**What to work on**
Images do not belong in the copy. Retype all the entries below exactly.

[Data records]
## Begin

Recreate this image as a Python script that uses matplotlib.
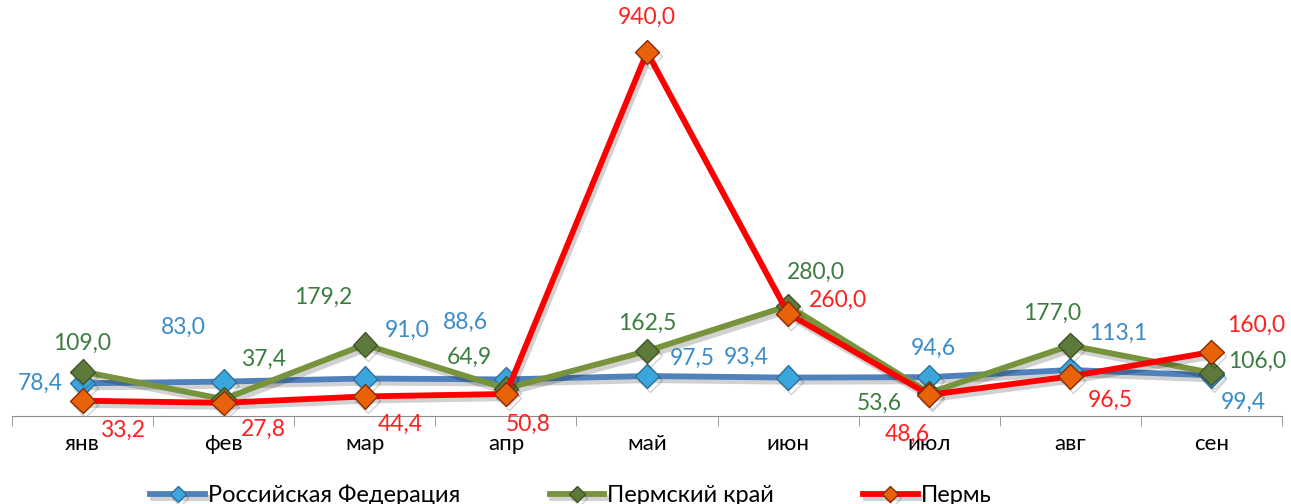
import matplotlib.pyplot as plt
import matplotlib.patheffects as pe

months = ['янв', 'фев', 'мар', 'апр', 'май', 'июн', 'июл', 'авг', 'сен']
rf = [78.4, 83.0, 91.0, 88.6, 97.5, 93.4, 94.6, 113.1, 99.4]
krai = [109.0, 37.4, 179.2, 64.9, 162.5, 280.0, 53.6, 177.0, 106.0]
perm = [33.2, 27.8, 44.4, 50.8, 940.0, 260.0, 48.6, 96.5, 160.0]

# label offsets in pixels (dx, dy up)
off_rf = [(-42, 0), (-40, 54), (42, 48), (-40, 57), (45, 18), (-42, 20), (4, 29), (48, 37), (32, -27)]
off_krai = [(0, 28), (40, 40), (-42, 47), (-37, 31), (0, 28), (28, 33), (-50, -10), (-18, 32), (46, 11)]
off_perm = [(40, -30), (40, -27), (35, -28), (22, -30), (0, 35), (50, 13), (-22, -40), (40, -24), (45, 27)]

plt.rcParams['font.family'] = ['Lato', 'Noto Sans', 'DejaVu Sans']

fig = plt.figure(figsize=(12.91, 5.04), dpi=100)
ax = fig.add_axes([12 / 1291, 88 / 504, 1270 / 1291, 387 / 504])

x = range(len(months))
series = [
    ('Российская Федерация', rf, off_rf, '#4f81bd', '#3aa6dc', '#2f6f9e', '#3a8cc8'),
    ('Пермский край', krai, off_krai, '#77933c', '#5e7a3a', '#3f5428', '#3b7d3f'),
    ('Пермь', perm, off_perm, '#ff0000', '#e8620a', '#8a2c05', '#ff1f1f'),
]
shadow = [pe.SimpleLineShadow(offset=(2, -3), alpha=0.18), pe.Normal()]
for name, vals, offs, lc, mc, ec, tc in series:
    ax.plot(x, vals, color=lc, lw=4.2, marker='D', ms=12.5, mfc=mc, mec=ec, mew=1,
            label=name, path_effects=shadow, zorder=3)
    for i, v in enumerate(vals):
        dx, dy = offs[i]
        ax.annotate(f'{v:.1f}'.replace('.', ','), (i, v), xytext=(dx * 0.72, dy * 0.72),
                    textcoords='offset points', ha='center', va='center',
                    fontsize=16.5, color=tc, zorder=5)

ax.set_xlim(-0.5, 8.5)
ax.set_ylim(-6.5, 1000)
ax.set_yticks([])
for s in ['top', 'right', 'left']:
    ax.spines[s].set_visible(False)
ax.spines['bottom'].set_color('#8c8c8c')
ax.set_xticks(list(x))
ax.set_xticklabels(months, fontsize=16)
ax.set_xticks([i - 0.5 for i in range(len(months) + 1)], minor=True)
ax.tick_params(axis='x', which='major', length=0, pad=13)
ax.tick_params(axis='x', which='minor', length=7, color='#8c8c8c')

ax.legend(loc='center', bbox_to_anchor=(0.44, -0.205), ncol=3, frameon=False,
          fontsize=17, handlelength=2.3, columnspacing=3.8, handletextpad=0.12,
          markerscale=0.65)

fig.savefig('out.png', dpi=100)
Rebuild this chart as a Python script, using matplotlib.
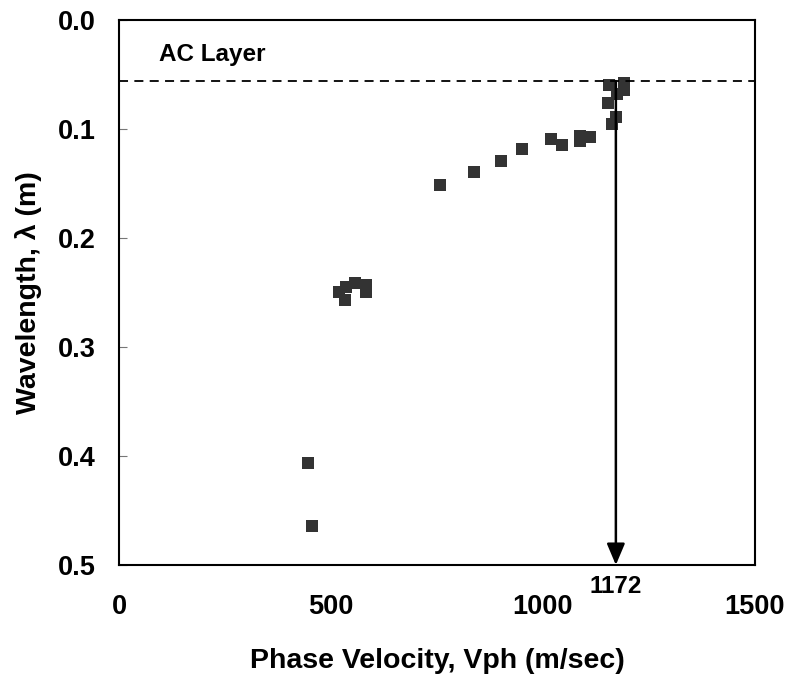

## End

**Task output**
Recreate this image as a Python script that uses matplotlib.
import matplotlib.pyplot as plt
import matplotlib.patheffects as pe

months = ['янв', 'фев', 'мар', 'апр', 'май', 'июн', 'июл', 'авг', 'сен']
rf = [78.4, 83.0, 91.0, 88.6, 97.5, 93.4, 94.6, 113.1, 99.4]
krai = [109.0, 37.4, 179.2, 64.9, 162.5, 280.0, 53.6, 177.0, 106.0]
perm = [33.2, 27.8, 44.4, 50.8, 940.0, 260.0, 48.6, 96.5, 160.0]

# label offsets in pixels (dx, dy up)
off_rf = [(-42, 0), (-40, 54), (42, 48), (-40, 57), (45, 18), (-42, 20), (4, 29), (48, 37), (32, -27)]
off_krai = [(0, 28), (40, 40), (-42, 47), (-37, 31), (0, 28), (28, 33), (-50, -10), (-18, 32), (46, 11)]
off_perm = [(40, -30), (40, -27), (35, -28), (22, -30), (0, 35), (50, 13), (-22, -40), (40, -24), (45, 27)]

plt.rcParams['font.family'] = ['Lato', 'Noto Sans', 'DejaVu Sans']

fig = plt.figure(figsize=(12.91, 5.04), dpi=100)
ax = fig.add_axes([12 / 1291, 88 / 504, 1270 / 1291, 387 / 504])

x = range(len(months))
series = [
    ('Российская Федерация', rf, off_rf, '#4f81bd', '#3aa6dc', '#2f6f9e', '#3a8cc8'),
    ('Пермский край', krai, off_krai, '#77933c', '#5e7a3a', '#3f5428', '#3b7d3f'),
    ('Пермь', perm, off_perm, '#ff0000', '#e8620a', '#8a2c05', '#ff1f1f'),
]
shadow = [pe.SimpleLineShadow(offset=(2, -3), alpha=0.18), pe.Normal()]
for name, vals, offs, lc, mc, ec, tc in series:
    ax.plot(x, vals, color=lc, lw=4.2, marker='D', ms=12.5, mfc=mc, mec=ec, mew=1,
            label=name, path_effects=shadow, zorder=3)
    for i, v in enumerate(vals):
        dx, dy = offs[i]
        ax.annotate(f'{v:.1f}'.replace('.', ','), (i, v), xytext=(dx * 0.72, dy * 0.72),
                    textcoords='offset points', ha='center', va='center',
                    fontsize=16.5, color=tc, zorder=5)

ax.set_xlim(-0.5, 8.5)
ax.set_ylim(-6.5, 1000)
ax.set_yticks([])
for s in ['top', 'right', 'left']:
    ax.spines[s].set_visible(False)
ax.spines['bottom'].set_color('#8c8c8c')
ax.set_xticks(list(x))
ax.set_xticklabels(months, fontsize=16)
ax.set_xticks([i - 0.5 for i in range(len(months) + 1)], minor=True)
ax.tick_params(axis='x', which='major', length=0, pad=13)
ax.tick_params(axis='x', which='minor', length=7, color='#8c8c8c')

ax.legend(loc='center', bbox_to_anchor=(0.44, -0.205), ncol=3, frameon=False,
          fontsize=17, handlelength=2.3, columnspacing=3.8, handletextpad=0.12,
          markerscale=0.65)

fig.savefig('out.png', dpi=100)
Rebuild this chart as a Python script, using matplotlib.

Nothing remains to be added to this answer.